Slavisa Pesci, an amateur scholar and information technologist, has made some interesting remarks that caused some Leonardo Da Vinci related websites to suffer and crash because of the onslaught of traffic that came from conspiracy theorists and Dan Brown fans.
Pesci said that when he superimposed a reversed image of the fresco “Last Supper” on top of an image of the original, you could see what appears to be a Knights Templar holding a baby. Add to that he also said you could clearly see a goblet before Christ, showing the scene when he blessed bred and wine for the Eucharist. If you understand Italian, there is a video, which explains the theory, but if you do not the images speak volumes. (http://tinyurl.com/22w4o6)
Some of you might already know the rumor and hype that was given to the “Last Supper” after reading one or two books. Recently, The Da Vinci Code made famous by author Dan Brown proposed that there was more to the painting than one would believe arguing in his book that Jesus married Mary Magdelene and fathered a child, later the blood of Christ was the real Holy Grail.
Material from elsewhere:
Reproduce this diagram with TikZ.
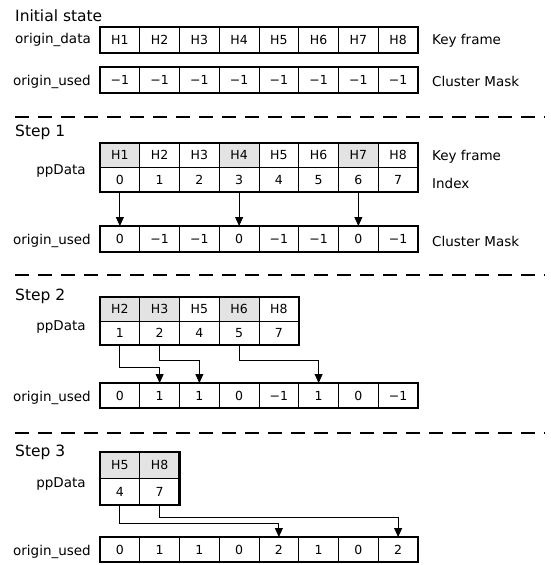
\documentclass[tikz,border=0pt]{standalone}
\usepackage{fontspec}
\setmainfont{DejaVu Sans}
\usetikzlibrary{arrows.meta,fit}
\begin{document}
\begin{tikzpicture}[x=1pt,y=-1pt,
  cell/.style={draw, line width=0.7pt, minimum width=39.75pt, minimum height=26pt,
    inner sep=0pt, outer sep=0pt, anchor=north west, font=\fontsize{12.5}{14}\selectfont},
  shd/.style={fill=black!11},
  plain/.style={},
  frame/.style={draw, line width=2.2pt, inner sep=0pt, outer sep=0pt},
  lbl/.style={inner sep=0pt, font=\fontsize{13.5}{16}\selectfont},
  ttl/.style={inner sep=0pt, anchor=base west, font=\fontsize{15.5}{18}\selectfont},
  sep/.style={line width=2.8pt, dash pattern=on 14pt off 9pt},
  arr/.style={line width=0.8pt, -{Triangle[length=9pt,width=8pt]}}
]
\useasboundingbox (0,0) rectangle (550,565);

% ---------- Initial state
\node[ttl] (t0) at (15,21) {Initial state};
\foreach \v [count=\i from 0] in {H1,H2,H3,H4,H5,H6,H7,H8}
  \node[cell] (od\i) at ({100+\i*39.75},27) {\v};
\node[frame, fit=(od0)(od7)] (odf) {};
\node[lbl, anchor=east] (odl) at ([xshift=-9pt]od0.west) {origin\_data};
\node[lbl, anchor=west] (kf0) at ([xshift=14pt,yshift=-1pt]od7.east) {Key frame};

\foreach \v [count=\i from 0] in {−1,−1,−1,−1,−1,−1,−1,−1}
  \node[cell] (ua\i) at ({100+\i*39.75},67) {\v};
\node[frame, fit=(ua0)(ua7)] (uaf) {};
\node[lbl, anchor=east] (ual) at ([xshift=-9pt,yshift=-2pt]ua0.west) {origin\_used};
\node[lbl, anchor=west] (cm0) at ([xshift=14pt,yshift=-1pt]ua7.east) {Cluster Mask};

\coordinate (d1a) at (15,117); \coordinate (d1b) at (545,117);
\draw[sep] (d1a) -- (d1b);

% ---------- Step 1
\node[ttl] (t1) at (15,136) {Step 1};
\foreach \v/\s [count=\i from 0] in {H1/shd,H2/plain,H3/plain,H4/shd,H5/plain,H6/plain,H7/shd,H8/plain}
  \node[cell, \s, minimum height=24.5pt] (ak\i) at ({100+\i*39.75},143) {\v};
\foreach \v [count=\i from 0] in {0,1,2,3,4,5,6,7}
  \node[cell, minimum height=24.5pt] (ai\i) at ({100+\i*39.75},167.5) {\v};
\node[frame, fit=(ak0)(ai7)] (af) {};
\node[lbl] (apl) at (61,171) {ppData};
\node[lbl, anchor=west] (kf1) at ([xshift=14pt,yshift=-2pt]ak7.east) {Key frame};
\node[lbl, anchor=west] (ix1) at ([xshift=14pt,yshift=-4pt]ai7.east) {Index};

\foreach \v [count=\i from 0] in {0,−1,−1,0,−1,−1,0,−1}
  \node[cell] (ub\i) at ({100+\i*39.75},226) {\v};
\node[frame, fit=(ub0)(ub7)] (ubf) {};
\node[lbl, anchor=east] (ubl) at ([xshift=-9pt,yshift=-2pt]ub0.west) {origin\_used};
\node[lbl, anchor=west] (cm1) at ([xshift=14pt,yshift=-2pt]ub7.east) {Cluster Mask};

\draw[arr] (ai0.south) -- (ub0.north);
\draw[arr] (ai3.south) -- (ub3.north);
\draw[arr] (ai6.south) -- (ub6.north);

\coordinate (d2a) at (15,275); \coordinate (d2b) at (545,275);
\draw[sep] (d2a) -- (d2b);

% ---------- Step 2
\node[ttl] (t2) at (15,300) {Step 2};
\foreach \v/\s [count=\i from 0] in {H2/shd,H3/shd,H5/plain,H6/shd,H8/plain}
  \node[cell, \s, minimum height=24pt] (bk\i) at ({100+\i*39.75},297) {\v};
\foreach \v [count=\i from 0] in {1,2,4,5,7}
  \node[cell, minimum height=24pt] (bi\i) at ({100+\i*39.75},321) {\v};
\node[frame, fit=(bk0)(bi4)] (bf) {};
\node[lbl] (bpl) at (61,327) {ppData};

\foreach \v [count=\i from 0] in {0,1,1,0,−1,1,0,−1}
  \node[cell, minimum height=25pt] (uc\i) at ({100+\i*39.75},383) {\v};
\node[frame, fit=(uc0)(uc7)] (ucf) {};
\node[lbl, anchor=east] (ucl) at ([xshift=-9pt,yshift=-2pt]uc0.west) {origin\_used};

\draw[arr] (bi0.south) -- ++(0,22) -| (uc1.north);
\draw[arr] (bi1.south) -- ++(0,15) -| (uc2.north);
\draw[arr] (bi3.south) -- ++(0,15) -| (uc5.north);

\coordinate (d3a) at (15,433); \coordinate (d3b) at (545,433);
\draw[sep] (d3a) -- (d3b);

% ---------- Step 3
\node[ttl] (t3) at (15,456) {Step 3};
\foreach \v [count=\i from 0] in {H5,H8}
  \node[cell, shd, minimum height=26.5pt] (ck\i) at ({100+\i*39.75},452) {\v};
\foreach \v [count=\i from 0] in {4,7}
  \node[cell, minimum height=26.5pt] (ci\i) at ({100+\i*39.75},478.5) {\v};
\node[frame, fit=(ck0)(ci1)] (cf) {};
\node[lbl] (cpl) at (61,484) {ppData};

\foreach \v [count=\i from 0] in {0,1,1,0,2,1,0,2}
  \node[cell, minimum height=25pt] (ud\i) at ({100+\i*39.75},537) {\v};
\node[frame, fit=(ud0)(ud7)] (udf) {};
\node[lbl, anchor=east] (udl) at ([xshift=-9pt,yshift=-2pt]ud0.west) {origin\_used};

\draw[arr] (ci0.south) -- ++(0,18) -| (ud4.north);
\draw[arr] (ci1.south) -- ++(0,12) -| (ud7.north);
\end{tikzpicture}
\end{document}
Both points were “proven” by looking at the fresco.
“I came across it by accident, from some of the details you can infer that we are not talking about chance but about a precise calculation,” Pesci told journalists when he unveiled the theory earlier this week.
Calculations that many in the art world and those in the world of mathematics cannot deny, it is well known that math played a huge role in how Da Vinci painted. Using a fifty percent opacity level, one blog was almost able to duplicate the actions of the video. (View it here)
It is with technology that we are able to do the fancy tricks and superimpose the images and get these results, but whether they were intended remains the subject of much debate. The websites leonardodavinci.tv, leonardo2007.com, and cenacolo.biz/ each list errors and are still down as of Sunday night. The sites originally held more information and information regarding the new information about the “Last Supper” fresco.